The newspaper Le Monde (in its English edition) summed up the mood going into the second and final round of voting on April 24 with this headline: “Emmanuel Macron and Marine Le Pen beset by the same affliction: rejection.”

A Marseille taxi driver captured the French frame of mind, not all that dissimilar to the view of many American voters during recent presidential contests, with this blunt assessment: “I don’t like either Macron or Le Pen.” (In Marseille, Nice and other French cities on the itinerary, campaign posters were few and difficult to locate.)

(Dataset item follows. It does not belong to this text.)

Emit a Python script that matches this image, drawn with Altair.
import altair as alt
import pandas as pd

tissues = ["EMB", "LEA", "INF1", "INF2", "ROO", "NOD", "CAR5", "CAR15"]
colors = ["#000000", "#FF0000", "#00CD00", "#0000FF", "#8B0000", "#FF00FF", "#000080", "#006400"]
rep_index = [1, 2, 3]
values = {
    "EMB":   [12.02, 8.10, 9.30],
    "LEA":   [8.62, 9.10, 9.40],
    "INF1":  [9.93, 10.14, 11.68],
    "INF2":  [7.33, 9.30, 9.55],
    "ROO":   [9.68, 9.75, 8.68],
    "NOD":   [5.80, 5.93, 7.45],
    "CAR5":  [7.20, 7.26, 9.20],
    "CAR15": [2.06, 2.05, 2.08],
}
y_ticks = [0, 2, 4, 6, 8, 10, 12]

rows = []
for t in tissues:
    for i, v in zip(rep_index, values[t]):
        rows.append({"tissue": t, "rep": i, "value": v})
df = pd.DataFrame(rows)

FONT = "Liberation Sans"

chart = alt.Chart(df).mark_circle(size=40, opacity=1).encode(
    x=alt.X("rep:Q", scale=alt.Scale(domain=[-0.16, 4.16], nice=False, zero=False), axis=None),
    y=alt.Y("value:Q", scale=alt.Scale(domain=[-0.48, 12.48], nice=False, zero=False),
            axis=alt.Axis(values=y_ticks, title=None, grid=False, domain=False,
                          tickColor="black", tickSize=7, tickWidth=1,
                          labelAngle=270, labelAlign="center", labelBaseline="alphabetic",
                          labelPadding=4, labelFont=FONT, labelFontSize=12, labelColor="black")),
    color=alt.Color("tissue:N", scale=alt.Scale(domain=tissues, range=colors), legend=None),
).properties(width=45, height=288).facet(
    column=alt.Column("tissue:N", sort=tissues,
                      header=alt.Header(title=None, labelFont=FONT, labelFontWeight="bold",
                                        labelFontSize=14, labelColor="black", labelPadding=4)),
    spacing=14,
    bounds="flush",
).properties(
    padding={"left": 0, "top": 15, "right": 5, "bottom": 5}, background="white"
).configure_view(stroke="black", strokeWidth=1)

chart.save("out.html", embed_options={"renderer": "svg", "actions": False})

Although Macron, the incumbent, ended up winning a second five-year term 58.5 percent to Le Pen’s 41.5 percent, his margin of victory wasn’t nearly as decisive as it was in 2017, when he overwhelmed Le Pen by 66.1 percent to 33.9 percent. About 28 percent of the French electorate “abstained” from voting, the highest amount in half a century and numerical proof of the judgment in Le Monde that citizens going — or not going — to the polls were “demotivated and angry.”

Masked David
Italy remains vigilant about masking. Shutterstock

The island of Corsica, a part of France since 1768 — the year before Napoleon Bonaparte was born there — has been roiled of late by a separatist movement seeking independence from the nation a little more than 100 miles to its north. That spirit of independence was on rather conspicuous display Easter Sunday at a high Mass conducted at the Cathédrale Santa Maria Assunta (the Cathedral of Our Lady of the Assumption) in the Corsican capital of Ajaccio. It’s the church where Napoleon was baptized.

Not more than a quarter of the standing-room-only faithful were wearing masks, with a considerably larger number clad in blue jeans. So much for the finery of an Easter parade. At communion time, a young boy of about 10 rode up the center aisle on his foot-propelled scooter, followed shortly thereafter by a senior woman with her little dog in tow. Independence, indeed.

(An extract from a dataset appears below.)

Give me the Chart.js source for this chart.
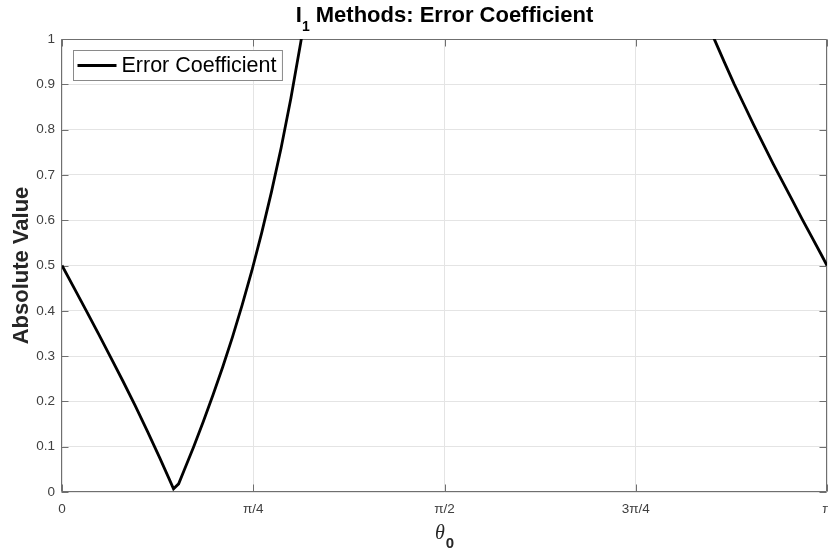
<!DOCTYPE html>
<html>
<head>
<meta charset="utf-8">
<script src="https://cdn.jsdelivr.net/npm/chart.js@4/dist/chart.umd.min.js"></script>
<style>
  body { margin: 0; background: #fff; }
  canvas { display: block; }
</style>
</head>
<body>
<canvas id="errChart" width="828" height="552"></canvas>
<script>
// theta_0 samples (rad) and |error coefficient|; null breaks the line where it leaves the axes
var theta = [0, 0.05, 0.10, 0.15, 0.20, 0.25, 0.30, 0.35, 0.40, 0.44, 0.458, 0.479, 0.50, 0.54, 0.58,
             0.62, 0.66, 0.70, 0.74, 0.78, 0.82, 0.86, 0.90, 0.94, 0.98, 1.00,
             1.80,
             2.66, 2.68, 2.72, 2.76, 2.80, 2.84, 2.88, 2.92, 2.96, 3.00, 3.04, 3.08, 3.12, 3.1416];
var errCoef = [0.500, 0.450, 0.400, 0.349, 0.297, 0.245, 0.191, 0.135, 0.077, 0.029, 0.007, 0.018, 0.046, 0.099, 0.155,
               0.214, 0.276, 0.342, 0.413, 0.489, 0.572, 0.662, 0.760, 0.869, 0.991, 1.057,
               null,
               1.023, 0.998, 0.949, 0.901, 0.856, 0.811, 0.768, 0.725, 0.684, 0.643, 0.602, 0.562, 0.522, 0.500];

var xTickVals = [0, Math.PI / 4, Math.PI / 2, 3 * Math.PI / 4, Math.PI];
var xTickLabels = ['0', 'π/4', 'π/2', '3π/4', 'π'];

var sans = '"Liberation Sans", Arial, Helvetica, sans-serif';
var axisGray = '#404040';

var points = [];
for (var i = 0; i < theta.length; i++) {
    points.push({x: theta[i], y: errCoef[i]});
}

// box around the axes with inward tick marks on all four sides
var frame = {
    id: 'frame',
    beforeDatasetsDraw: function(chart) {
        var ctx = chart.ctx, a = chart.chartArea;
        var xs = chart.scales.x, ys = chart.scales.y;
        var L = Math.round(a.left) - 0.5, R = Math.round(a.right) - 0.5;
        var T = Math.round(a.top) + 0.5, B = Math.round(a.bottom) - 0.5;
        ctx.save();
        ctx.strokeStyle = '#6f6f6f';
        ctx.lineWidth = 1;
        ctx.beginPath();
        ctx.rect(L, T, R - L, B - T);
        xs.ticks.forEach(function(t) {
            var px = Math.round(xs.getPixelForValue(t.value)) + 0.5;
            ctx.moveTo(px, B); ctx.lineTo(px, B - 7);
            ctx.moveTo(px, T); ctx.lineTo(px, T + 7);
        });
        ys.ticks.forEach(function(t) {
            var py = Math.round(ys.getPixelForValue(t.value)) + 0.5;
            ctx.moveTo(L, py); ctx.lineTo(L + 7, py);
            ctx.moveTo(R, py); ctx.lineTo(R - 7, py);
        });
        ctx.stroke();
        ctx.restore();
    }
};

// legend box in the upper left corner of the axes
var legendBox = {
    id: 'legendBox',
    afterDatasetsDraw: function(chart) {
        var ctx = chart.ctx, a = chart.chartArea;
        var ds = chart.data.datasets[0];
        ctx.save();
        ctx.font = '21.5px ' + sans;
        var tw = ctx.measureText(ds.label).width;
        var bx = a.left + 11.5, by = a.top + 11.5;
        var bw = 4 + 39 + 5 + tw + 6, bh = 30;
        ctx.fillStyle = '#fff';
        ctx.fillRect(bx, by, bw, bh);
        ctx.strokeStyle = '#8a8a8a';
        ctx.lineWidth = 1;
        ctx.strokeRect(bx, by, bw, bh);
        ctx.strokeStyle = ds.borderColor;
        ctx.lineWidth = ds.borderWidth;
        ctx.beginPath();
        ctx.moveTo(bx + 4, by + bh / 2);
        ctx.lineTo(bx + 43, by + bh / 2);
        ctx.stroke();
        ctx.fillStyle = '#000';
        ctx.textBaseline = 'middle';
        ctx.fillText(ds.label, bx + 48, by + bh / 2 + 1);
        ctx.restore();
    }
};

// title and x label, both with a subscript
var labels = {
    id: 'labels',
    afterDraw: function(chart) {
        var ctx = chart.ctx, a = chart.chartArea;
        var cx = (a.left + a.right) / 2;
        ctx.save();
        ctx.textBaseline = 'alphabetic';
        ctx.fillStyle = '#000';

        var big = 'bold 22px ' + sans, small = 'bold 14px ' + sans;
        var rest = ' Methods: Error Coefficient';
        ctx.font = big;
        var wI = ctx.measureText('I').width, wR = ctx.measureText(rest).width;
        ctx.font = small;
        var w1 = ctx.measureText('1').width;
        var x0 = cx - (wI + w1 + wR) / 2;
        ctx.font = big;
        ctx.fillText('I', x0, 22);
        ctx.font = small;
        ctx.fillText('1', x0 + wI, 31);
        ctx.font = big;
        ctx.fillText(rest, x0 + wI + w1, 22);

        ctx.fillStyle = '#262626';
        var th = 'italic 20px "Liberation Serif", "Times New Roman", serif';
        var sub = 'bold 15px ' + sans;
        ctx.font = th;
        var wt = ctx.measureText('θ').width;
        ctx.font = sub;
        var w0 = ctx.measureText('0').width;
        var xl = cx - (wt + w0 + 1) / 2;
        ctx.font = th;
        ctx.fillText('θ', xl, 539);
        ctx.font = sub;
        ctx.fillText('0', xl + wt + 1, 548);
        ctx.restore();
    }
};

var ctx = document.getElementById('errChart').getContext('2d');
var errChart = new Chart(ctx, {
    type: 'line',
    data: {
        datasets: [{
            label: 'Error Coefficient',
            data: points,
            borderColor: '#000',
            borderWidth: 2.8,
            pointRadius: 0,
            tension: 0,
            fill: false,
            spanGaps: false,
            clip: 0
        }]
    },
    options: {
        responsive: false,
        animation: false,
        layout: {
            autoPadding: false,
            padding: {top: 39, right: 1, bottom: 0, left: 0}
        },
        plugins: {
            legend: {display: false},
            title: {display: false},
            tooltip: {enabled: false}
        },
        scales: {
            x: {
                type: 'linear',
                min: 0,
                max: Math.PI,
                afterBuildTicks: function(s) {
                    s.ticks = xTickVals.map(function(v) { return {value: v}; });
                },
                afterFit: function(s) {
                    s.height = 60;
                    s.paddingLeft = 0;
                    s.paddingRight = 0;
                },
                ticks: {
                    autoSkip: false,
                    maxRotation: 0,
                    padding: 9,
                    color: axisGray,
                    font: {family: sans, size: 13.5},
                    callback: function(v, i) { return xTickLabels[i]; }
                },
                grid: {color: '#e4e4e4', drawTicks: false},
                border: {display: false}
            },
            y: {
                min: 0,
                max: 1,
                afterFit: function(s) {
                    s.width = 62;
                    s.paddingTop = 0;
                    s.paddingBottom = 0;
                },
                ticks: {
                    stepSize: 0.1,
                    padding: 7,
                    color: axisGray,
                    font: {family: sans, size: 13.5},
                    callback: function(v) { return String(Number(v.toFixed(1))); }
                },
                grid: {color: '#e4e4e4', drawTicks: false},
                border: {display: false},
                title: {
                    display: true,
                    text: 'Absolute Value',
                    color: '#262626',
                    font: {family: sans, size: 22, weight: 'bold'},
                    padding: {top: 9, bottom: 0}
                }
            }
        }
    },
    plugins: [frame, legendBox, labels]
});
</script>
</body>
</html>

A highlight near the end of the tour was a visit to the U.S. Embassy to the Holy See in Rome and an enlightening session for over an hour with Ambassador Joe Donnelly ’77, ’81J.D. The former senator from Indiana, who presented his ambassadorial credentials and a letter from President Joe Biden to Pope Francis on April 11, reported that the Vatican is doing everything possible to try to bring peace to war-ravaged Ukraine, but Russian President Vladimir Putin thus far seems reluctant to heed any entreaties for stopping the carnage.

Interestingly, Donnelly remarked that he’s met with officials from Ukraine who were in Italy to visit Vatican hierarchy for their diplomatic help. They also met with the U.S. ambassador, he said, to explain the value of American assistance to continue their fight for freedom and sovereignty. 

During his time overseas, Donnelly has found that the U.S. is widely admired and looked to for leadership in solving world problems. To him, there’s an encouraging unity of perspective among the diplomatic corps in Rome and the everyday people he’s encountered.

When the COVID-19 pandemic might truly be “finie” and allow unfettered maneuverability abroad is, of course, anyone’s guess. But the consensus of the Notre Dame travelers in our congenial group — the first multi-country journey under the auspices of the Alumni Association since March of 2020 — was uniformly positive.

Despite the current realities of health-related etiquette, this European experience opened several doors to delayed adventures, complete with their own enduring rewards.

Bob Schmuhl is the Walter H. Annenberg-Edmund P. Joyce Professor Emeritus of American studies and journalism at Notre Dame. He’s the author or editor of 15 books, including Fifty Years with Father Hesburgh: On and Off the Record. The expanded edition of his book, The Glory and the Burden: The American Presidency from the New Deal to the Present, will be published this fall by Notre Dame Press.